Old Hymns and Hope - revised

"The Dust Bin of History" was the name of a column I wrote. Its sole purpose was to bring attention to 21st century people who just "didn't get it.” Usually, they were very odd and second-rate characters found on the third paragraph of a news story who were caught up in ideas popular a hundred years ago, or even worse, pretending they understood how concepts expressed a hundred or even a thousand years ago should be interpreted today.

But located on the front or back of a newspaper, each of them had one common characteristic: their voice and/or actions represented ideas, faiths or political points of view that people in the successive generations from now, will just shake their head and wonder, “Why?”

History is filled with “dust bins” – ideas and people whose names and ideas are forgotten like flecks of dust. Does anyone remember the names of folks who nailed Jesus to a cross, who believed in slavery or who relegated women to the kitchen? Names like Caligula, Jefferson and Hitler come to mind but they were the leaders of lost causes.

I wonder how many of the "common" folks from those times went along with their leaders’ thinking.
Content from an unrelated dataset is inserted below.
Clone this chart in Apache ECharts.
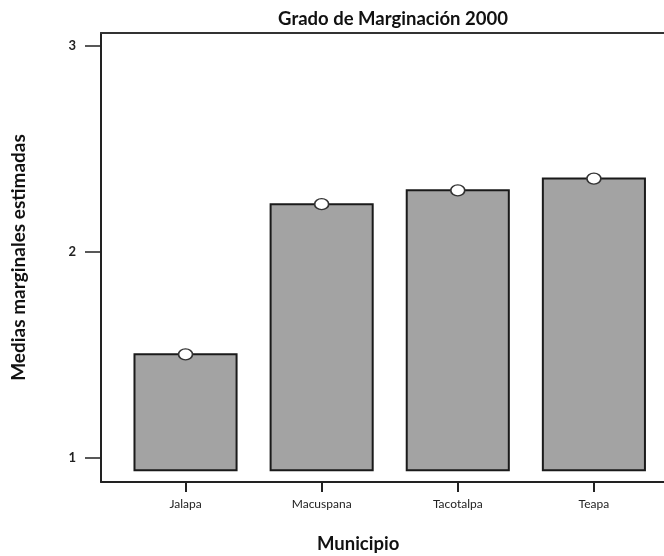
<!DOCTYPE html>
<html>
<head>
<meta charset="utf-8">
<script src="https://cdn.jsdelivr.net/npm/echarts@6/dist/echarts.min.js"></script>
<style>html,body{margin:0;padding:0;background:#fff}#c{width:664px;height:556px}</style>
</head>
<body>
<div id="c"></div>
<script>
const categories = ['Jalapa', 'Macuspana', 'Tacotalpa', 'Teapa'];
const positions = [1, 2, 3, 4];
const means = [1.503, 2.232, 2.299, 2.356];
const barBase = 0.94;
const yTicks = [1, 2, 3];

const FONT = 'Lato';
const chart = echarts.init(document.getElementById('c'), null, {renderer: 'canvas'});

const barData = positions.map((p, i) => [p, means[i], barBase]);
const pointData = positions.map((p, i) => [p, means[i]]);

chart.setOption({
  animation: false,
  backgroundColor: '#fff',
  title: {
    text: 'Grado de Marginación 2000',
    left: 388, top: 5, textAlign: 'center',
    textStyle: {fontFamily: FONT, fontWeight: 'bold', fontSize: 18.5, color: '#111'}
  },
  grid: {left: 101, right: 0, top: 33, bottom: 74, outerBoundsMode: 'none', containLabel: false},
  xAxis: [{
    type: 'value', min: 0.379, max: 4.515,
    splitLine: {show: false},
    axisLine: {show: true, lineStyle: {color: '#222', width: 2}},
    axisTick: {show: true, length: 10, customValues: positions, lineStyle: {color: '#222', width: 2}},
    axisLabel: {
      customValues: positions, margin: 16,
      formatter: v => categories[positions.indexOf(Math.round(v))] || '',
      fontFamily: FONT, fontSize: 12, color: '#222'
    }
  }, {
    type: 'value', min: 0.379, max: 4.515, position: 'top',
    splitLine: {show: false},
    axisLine: {show: true, lineStyle: {color: '#333', width: 2}},
    axisTick: {show: false}, axisLabel: {show: false}
  }],
  yAxis: {
    type: 'value', min: 0.883, max: 3.063,
    splitLine: {show: false},
    name: 'Medias marginales estimadas',
    nameLocation: 'middle', nameGap: 73, nameRotate: 90,
    nameTextStyle: {fontFamily: FONT, fontWeight: 'bold', fontSize: 19, color: '#111'},
    axisLine: {show: true, lineStyle: {color: '#222', width: 2}},
    axisTick: {show: true, length: 16, customValues: yTicks, lineStyle: {color: '#222', width: 1.5}},
    axisLabel: {customValues: yTicks, margin: 25, fontFamily: FONT, fontSize: 13, fontWeight: 'bold', color: '#222'}
  },
  graphic: [{
    type: 'text', left: 358 - 41, top: 535,
    style: {text: 'Municipio', font: 'bold 18.5px ' + FONT, fill: '#111'},
    z: 10
  }],
  series: [{
    type: 'custom',
    data: barData,
    renderItem: function (params, api) {
      const x = api.value(0), top = api.value(1), base = api.value(2);
      const w = api.size([0.75, 0])[0];
      const pTop = api.coord([x, top]);
      const pBase = api.coord([x, base]);
      return {
        type: 'rect',
        shape: {x: pTop[0] - w / 2, y: pTop[1], width: w, height: pBase[1] - pTop[1]},
        style: {fill: '#a3a3a3', stroke: '#1a1a1a', lineWidth: 2}
      };
    },
    z: 2
  }, {
    type: 'scatter',
    data: pointData,
    symbol: 'circle',
    symbolSize: [14, 11],
    itemStyle: {color: '#fff', borderColor: '#333', borderWidth: 1.5, opacity: 1},
    z: 5
  }]
});
</script>
</body>
</html>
Did they say, “Well, I’d rather keep my old fashion belief." or "He represents how I feel." or “My tried and true feelings always worked in the past.”

I can never know how people felt then; all I can ask now is; why do change or the future frighten them so.
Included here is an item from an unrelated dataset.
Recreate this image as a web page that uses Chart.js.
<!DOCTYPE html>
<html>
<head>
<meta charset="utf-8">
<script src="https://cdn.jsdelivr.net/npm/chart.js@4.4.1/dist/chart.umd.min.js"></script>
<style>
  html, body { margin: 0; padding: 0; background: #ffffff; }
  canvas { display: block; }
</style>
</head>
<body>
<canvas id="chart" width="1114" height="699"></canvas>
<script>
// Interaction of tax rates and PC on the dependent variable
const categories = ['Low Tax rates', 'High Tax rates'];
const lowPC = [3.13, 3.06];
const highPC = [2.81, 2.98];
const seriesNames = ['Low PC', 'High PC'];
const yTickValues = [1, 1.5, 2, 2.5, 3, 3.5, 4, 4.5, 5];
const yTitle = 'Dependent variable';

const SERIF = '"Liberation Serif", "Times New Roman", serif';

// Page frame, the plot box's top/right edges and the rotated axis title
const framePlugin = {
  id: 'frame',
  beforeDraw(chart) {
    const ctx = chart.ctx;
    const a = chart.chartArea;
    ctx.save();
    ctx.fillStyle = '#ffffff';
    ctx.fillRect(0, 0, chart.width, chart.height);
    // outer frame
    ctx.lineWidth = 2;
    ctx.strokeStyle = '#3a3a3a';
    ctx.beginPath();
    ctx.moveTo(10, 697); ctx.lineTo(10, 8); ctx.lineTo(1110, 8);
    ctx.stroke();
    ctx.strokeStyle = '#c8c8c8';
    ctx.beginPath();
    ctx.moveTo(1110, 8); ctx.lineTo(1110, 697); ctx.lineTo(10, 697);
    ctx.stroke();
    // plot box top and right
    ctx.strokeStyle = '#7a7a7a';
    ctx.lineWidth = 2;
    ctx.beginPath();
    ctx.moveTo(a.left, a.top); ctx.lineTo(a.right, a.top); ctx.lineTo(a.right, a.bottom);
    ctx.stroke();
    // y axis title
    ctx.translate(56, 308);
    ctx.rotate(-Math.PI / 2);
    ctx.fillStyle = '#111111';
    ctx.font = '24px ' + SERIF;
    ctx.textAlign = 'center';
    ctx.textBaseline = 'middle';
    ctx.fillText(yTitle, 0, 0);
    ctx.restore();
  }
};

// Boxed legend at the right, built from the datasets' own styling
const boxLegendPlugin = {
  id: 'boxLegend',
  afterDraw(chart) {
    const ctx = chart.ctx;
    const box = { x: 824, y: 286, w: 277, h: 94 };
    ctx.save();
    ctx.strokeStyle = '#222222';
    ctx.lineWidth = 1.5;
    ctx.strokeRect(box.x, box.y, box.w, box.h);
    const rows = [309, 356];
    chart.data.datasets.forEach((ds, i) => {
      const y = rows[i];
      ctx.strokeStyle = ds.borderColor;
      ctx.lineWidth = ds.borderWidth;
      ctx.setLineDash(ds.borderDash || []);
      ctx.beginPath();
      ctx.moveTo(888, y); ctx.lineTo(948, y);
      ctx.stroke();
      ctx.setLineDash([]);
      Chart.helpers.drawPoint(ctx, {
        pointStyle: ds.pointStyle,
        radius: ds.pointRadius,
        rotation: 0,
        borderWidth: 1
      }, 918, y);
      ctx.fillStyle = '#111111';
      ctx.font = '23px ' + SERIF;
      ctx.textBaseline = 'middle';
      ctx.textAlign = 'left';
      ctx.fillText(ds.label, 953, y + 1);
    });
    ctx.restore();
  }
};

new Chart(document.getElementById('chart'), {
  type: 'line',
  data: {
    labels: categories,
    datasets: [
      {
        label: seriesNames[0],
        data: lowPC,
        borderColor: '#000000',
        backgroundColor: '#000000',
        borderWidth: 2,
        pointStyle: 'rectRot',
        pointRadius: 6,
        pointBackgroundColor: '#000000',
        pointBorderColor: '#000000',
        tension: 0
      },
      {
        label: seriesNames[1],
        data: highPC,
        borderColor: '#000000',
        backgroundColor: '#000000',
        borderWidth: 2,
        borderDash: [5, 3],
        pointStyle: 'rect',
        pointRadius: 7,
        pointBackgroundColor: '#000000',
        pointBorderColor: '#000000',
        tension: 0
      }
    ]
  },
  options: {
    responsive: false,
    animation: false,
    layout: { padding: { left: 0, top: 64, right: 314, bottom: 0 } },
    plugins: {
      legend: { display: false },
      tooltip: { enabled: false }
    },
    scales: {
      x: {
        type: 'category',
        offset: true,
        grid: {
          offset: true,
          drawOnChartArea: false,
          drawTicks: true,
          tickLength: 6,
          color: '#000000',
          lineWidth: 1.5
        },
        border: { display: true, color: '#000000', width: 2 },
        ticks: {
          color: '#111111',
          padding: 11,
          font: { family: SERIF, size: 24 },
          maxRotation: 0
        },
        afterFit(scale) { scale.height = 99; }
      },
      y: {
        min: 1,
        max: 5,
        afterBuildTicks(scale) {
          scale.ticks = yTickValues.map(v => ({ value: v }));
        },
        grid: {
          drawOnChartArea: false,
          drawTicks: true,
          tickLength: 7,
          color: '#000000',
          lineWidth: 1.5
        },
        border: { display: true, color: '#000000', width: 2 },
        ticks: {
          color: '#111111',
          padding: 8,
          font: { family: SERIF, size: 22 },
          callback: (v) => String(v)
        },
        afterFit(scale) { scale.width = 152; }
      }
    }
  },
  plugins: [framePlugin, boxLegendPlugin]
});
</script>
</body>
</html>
When I was in college I had a conversation with the Chair of the English department which ended with her saying: “Oh, Frank, logically prejudice cannot survive … not in America.” So in the 70s I thought that if this country could move beyond the “gay" issue, beyond narrow-minded folks and divisive rhetoric, then perhaps, just perhaps, we could move into a brighter future.

Decades later I now realize that some women died before they had the vote; that slaves died enslaved and that many gay persons will never see a world of equal rights...
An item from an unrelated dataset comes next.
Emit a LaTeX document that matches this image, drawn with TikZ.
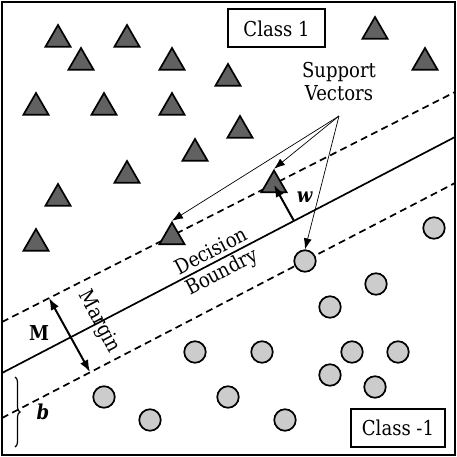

There is an old Christian hymn whose first line reads: "The strife is o'er, the battle done, the victory of life is won." I can hear the tone as I write those words. It is a restoration song whose words point to that better future.

I live in the hope that the strife surrounding gay persons will be o’er and that the victory of life will be won.

2 comments:

Doorman-Priest said...

This is very good. You need to write more often.

Goofball Mathematizer said...

My sole regret at this moment in time is that I didn't discover your entries while you were still actively creating them.

It's rare to see someone who captures ideas similar to my own; even if that weren't the case, I would owe you an applause: Your hope for a brighter future lets us know that you're still optimistic, at least partially.

Optimism is a difficult thing to muster these days.